Tak, poczucie bezpośredniego zagrożenia zdrowia i życia jest silniejsze niż wszelkie inne wartości.

Mówimy o zjawiskach na poziomie całej populacji, ale żadna, większa populacja nie jest jednorodna, więc i my sprawdziliśmy na jakie segmenty możemy podzielić Polaków.

I tutaj mamy trochę mniej pozytywne informacje. Na podstawie odpowiedzi podzieliliśmy Polaków na pięć segmentów, z których dwa są jednoznacznie nastawione pro eko. Jeden z nich nazwaliśmy „eko troskliwi”. Są to osoby pragmatyczne w swoim podejściu do ekologii, które też dzięki temu oszczędzają ale nie są one bardzo związane z wartościami ekologicznymi, choć są pożyteczni…

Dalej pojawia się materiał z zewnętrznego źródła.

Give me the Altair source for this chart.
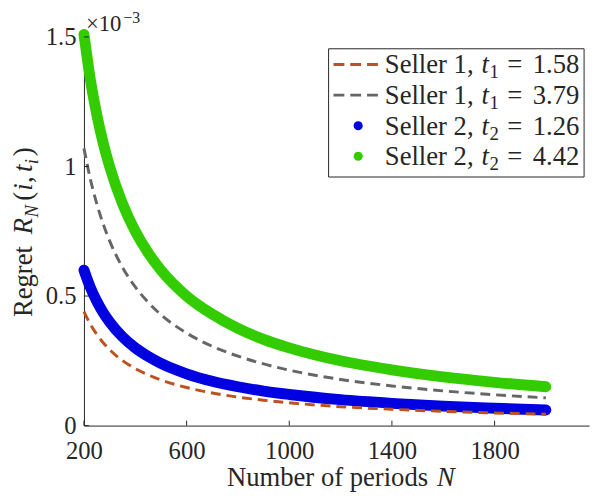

Bo robią to, co jest dobre?

Tak właśnie. A bardziej zaangażowana grupa i bardziej zorientowana w tematach ekologicznych to „eko entuzjaści”. Są oni bardzo podobni do „eko troskliwych”, ale dochodzi nadbudowa w postaci większego zainteresowania ekologią, większego zorientowania w temacie i jest to dla tych osób istotna wartość.

Czyli bardziej rozbudowany komponent świadomości i wartości?

Zgadza się. Niestety bieżący pomiar pokazuje spadek udziału tych dwóch grup w całej populacji i obecnie jest to w okolicy 35 procent. Spadek wyniósł około 10 punktów procentowych. Mieliśmy nadzieję, że w przyszłości udział tych segmentów wzrośnie, ale niestety trend jest odwrotny.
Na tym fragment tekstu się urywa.